This page contains some information to help people involved in the project support the devices, etc. Here are the topics we currently need to support

  • Changing the account a Kindle is registered to
  • Downloading content to additional devices, or when commissioning a device
  • Copying content over a USB connection
  • Making a device more secure

Changing the account a Kindle is registered to

There are various reasons why we may want or need to either configure or change which account a specific Kindle us registered to; for instance if we want to move a device from one school to another; or if we want to provide additional devices for a school.

Before a Kindle can be registered, it needs to be deregistered from the old account (assuming that account isn’t the same one as the one we want to use).

We need the account’s registered email address and the associated password in order to register the device to that account.

Here are instructions on how to deregister/register on a Kindle 4 device:

and for the Kindle Keyboard the instructions are here:

There is also information on how to register a Kindle in the Kindle User’s Guide that should be already available on the device you are using.

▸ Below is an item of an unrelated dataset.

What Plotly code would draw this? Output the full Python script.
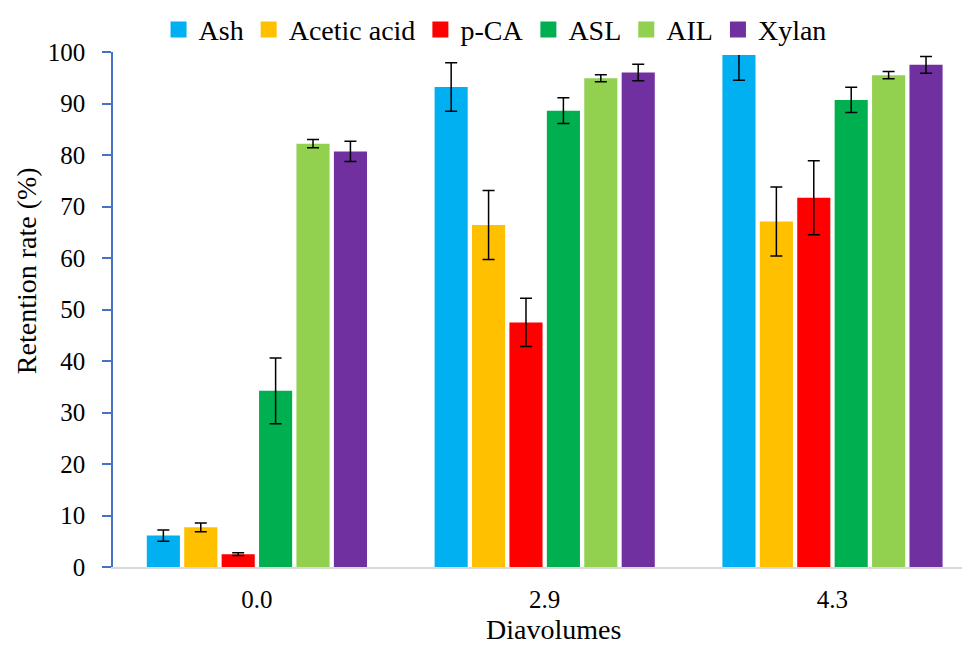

Downloading previously ordered content to a Kindle

Content ordered from the Kindle store can be used on up to 5 devices provided the devices are registered to the same Amazon account. This content needs to be downloaded or copied onto the device. Amazon provide several ways to obtain the content. These include:

  • Sending it from the Amazon web site (more useful for administrators of various devices)
  • Retrieving it from the ‘archived items’ on the device (more useful and practical for end users and people in the field)

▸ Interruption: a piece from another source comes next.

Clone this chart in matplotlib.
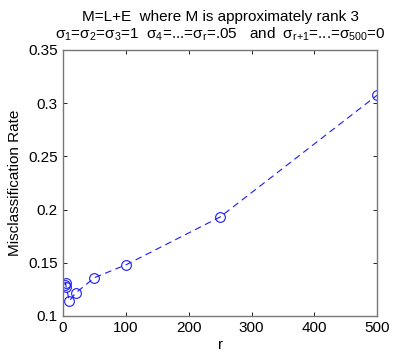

In both cases the device must already be registered with the appropriate accounts (which we used when the content was purchased).

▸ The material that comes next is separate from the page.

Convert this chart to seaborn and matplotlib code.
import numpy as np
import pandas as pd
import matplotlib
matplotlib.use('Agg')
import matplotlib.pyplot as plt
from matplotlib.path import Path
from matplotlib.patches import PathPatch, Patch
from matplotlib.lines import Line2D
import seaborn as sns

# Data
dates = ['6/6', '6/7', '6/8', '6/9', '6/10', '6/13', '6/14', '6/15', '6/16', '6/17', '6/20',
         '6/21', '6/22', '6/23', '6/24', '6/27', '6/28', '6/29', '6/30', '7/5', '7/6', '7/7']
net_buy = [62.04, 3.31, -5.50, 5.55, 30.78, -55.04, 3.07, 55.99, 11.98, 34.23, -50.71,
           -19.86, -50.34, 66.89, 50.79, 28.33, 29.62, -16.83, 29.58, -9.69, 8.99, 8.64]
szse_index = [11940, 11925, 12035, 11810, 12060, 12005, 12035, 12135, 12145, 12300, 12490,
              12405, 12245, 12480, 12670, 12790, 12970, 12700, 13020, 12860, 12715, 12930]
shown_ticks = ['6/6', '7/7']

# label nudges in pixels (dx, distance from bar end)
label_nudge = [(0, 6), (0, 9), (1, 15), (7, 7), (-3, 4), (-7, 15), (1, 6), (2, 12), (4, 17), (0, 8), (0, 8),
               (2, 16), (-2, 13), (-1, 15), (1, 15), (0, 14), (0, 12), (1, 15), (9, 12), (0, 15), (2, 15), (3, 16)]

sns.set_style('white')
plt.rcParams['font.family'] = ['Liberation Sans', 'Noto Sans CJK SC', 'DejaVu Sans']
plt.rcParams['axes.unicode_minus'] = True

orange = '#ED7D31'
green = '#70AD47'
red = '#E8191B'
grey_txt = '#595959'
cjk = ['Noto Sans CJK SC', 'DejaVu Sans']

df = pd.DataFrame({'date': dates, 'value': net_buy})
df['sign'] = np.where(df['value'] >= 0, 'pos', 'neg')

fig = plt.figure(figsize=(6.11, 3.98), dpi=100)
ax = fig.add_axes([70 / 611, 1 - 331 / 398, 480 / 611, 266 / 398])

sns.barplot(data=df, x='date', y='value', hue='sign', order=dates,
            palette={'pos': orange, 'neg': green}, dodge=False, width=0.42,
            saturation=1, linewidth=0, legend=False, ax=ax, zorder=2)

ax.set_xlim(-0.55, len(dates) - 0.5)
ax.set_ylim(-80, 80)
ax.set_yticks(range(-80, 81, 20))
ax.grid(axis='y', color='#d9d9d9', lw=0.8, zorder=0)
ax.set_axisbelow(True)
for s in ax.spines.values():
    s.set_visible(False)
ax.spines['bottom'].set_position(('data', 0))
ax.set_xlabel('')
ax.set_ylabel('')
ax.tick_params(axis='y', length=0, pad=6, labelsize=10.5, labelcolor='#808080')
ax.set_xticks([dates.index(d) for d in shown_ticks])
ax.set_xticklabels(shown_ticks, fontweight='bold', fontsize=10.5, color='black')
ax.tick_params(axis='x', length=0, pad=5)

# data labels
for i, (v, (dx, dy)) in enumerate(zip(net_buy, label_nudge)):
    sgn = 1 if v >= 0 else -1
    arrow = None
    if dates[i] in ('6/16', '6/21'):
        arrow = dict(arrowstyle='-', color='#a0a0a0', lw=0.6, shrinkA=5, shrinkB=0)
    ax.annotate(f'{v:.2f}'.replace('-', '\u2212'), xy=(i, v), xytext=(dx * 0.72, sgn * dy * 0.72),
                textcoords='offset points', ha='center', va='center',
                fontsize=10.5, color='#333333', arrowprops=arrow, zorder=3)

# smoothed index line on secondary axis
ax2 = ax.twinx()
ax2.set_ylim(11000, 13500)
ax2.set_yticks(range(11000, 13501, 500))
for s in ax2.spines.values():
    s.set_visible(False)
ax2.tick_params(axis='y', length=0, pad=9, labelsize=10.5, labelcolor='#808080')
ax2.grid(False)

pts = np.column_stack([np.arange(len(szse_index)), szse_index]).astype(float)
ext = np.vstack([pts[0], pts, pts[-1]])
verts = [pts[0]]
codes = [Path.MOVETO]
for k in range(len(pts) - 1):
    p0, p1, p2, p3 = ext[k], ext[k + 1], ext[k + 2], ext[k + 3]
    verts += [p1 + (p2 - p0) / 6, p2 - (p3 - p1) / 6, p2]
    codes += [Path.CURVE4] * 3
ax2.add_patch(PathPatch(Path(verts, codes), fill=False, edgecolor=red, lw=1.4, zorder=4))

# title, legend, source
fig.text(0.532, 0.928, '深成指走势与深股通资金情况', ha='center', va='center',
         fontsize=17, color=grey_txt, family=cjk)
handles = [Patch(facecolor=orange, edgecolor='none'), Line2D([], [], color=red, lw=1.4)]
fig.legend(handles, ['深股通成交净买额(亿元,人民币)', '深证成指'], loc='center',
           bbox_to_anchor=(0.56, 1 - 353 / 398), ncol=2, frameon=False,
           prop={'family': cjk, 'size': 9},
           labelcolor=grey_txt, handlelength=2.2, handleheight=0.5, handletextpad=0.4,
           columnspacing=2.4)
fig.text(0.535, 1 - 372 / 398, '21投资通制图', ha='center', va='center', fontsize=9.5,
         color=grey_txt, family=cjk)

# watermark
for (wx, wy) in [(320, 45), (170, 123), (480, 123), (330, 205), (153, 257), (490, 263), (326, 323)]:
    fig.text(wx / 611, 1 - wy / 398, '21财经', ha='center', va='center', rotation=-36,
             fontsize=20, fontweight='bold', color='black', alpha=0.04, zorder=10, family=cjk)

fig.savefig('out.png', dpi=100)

To send material from the Amazon site you need to be logged in with the relevant account details, therefore you need to know the password of the account. In comparison, once a device has been registered (for which the password is needed), you no longer need to use the password. So it’s easier for people in the field to download archived content than login and send material from the Amazon web site.

 Restarting a grumpy Kindle

Kindles sometimes refuse to respond. In our experience this often happens when using a basic solar panel to recharge the device where the power from the solar panel may fluctuate and possibly confuse the software related to the power and recharging on the device. To restart all the devices we’re currently using (the Kindle Keyboard, the Kindle 4, Kindle 5, Kindle Touch, Kindle Paperwhite – in effect the non ‘Kindle-Fire’ devices) are restarted using a similar technique, which is:

  •  Press and hold the power switch for at least 20 seconds, sometimes at least 30 seconds is needed to initiate the process.
  • Try to turn the Kindle on again using the power switch.

Essentially we repeat the above technique until the Kindle screen updates to indicate the Kindle is restarting. The restart takes less than a minute typically and the device should then be functional and responsive again. Nothing should be lost, that is, the content and other information should still be present on the device. Therefore a restart is a safe operation which we can try without worrying about causing significant problems.

Copying content over a USB connection

Sometimes we want to copy content from a computer directly to a Kindle device. The most practical way is to use a USB cable to connect the Kindle to the computer. On the computer the Kindle should appear as USB storage – another disk drive. eBooks and other documents supported by Kindles should be copied into the ‘documents’ folder. You should expect to see various existing files in the documents folder.

The following link provides comprehensive information on connecting Kindles to computers, copying files, file formats, etc. (for the Kindle Keyboard) and (for the Kindle 4 and Kindle 5). The information is very similar in both guides so either should be sufficient to enable you to perform the tasks.

Making a device more secure

We can set a password on the device, which would need to be entered correctly by any one who wants to use the Kindle device. Adding and requiring a password makes the process of using the device a little more time-consuming or frustrating, but may add a small level of additional protection.

Administrators can set a policy for devices to prevent devices from being deregistered, etc.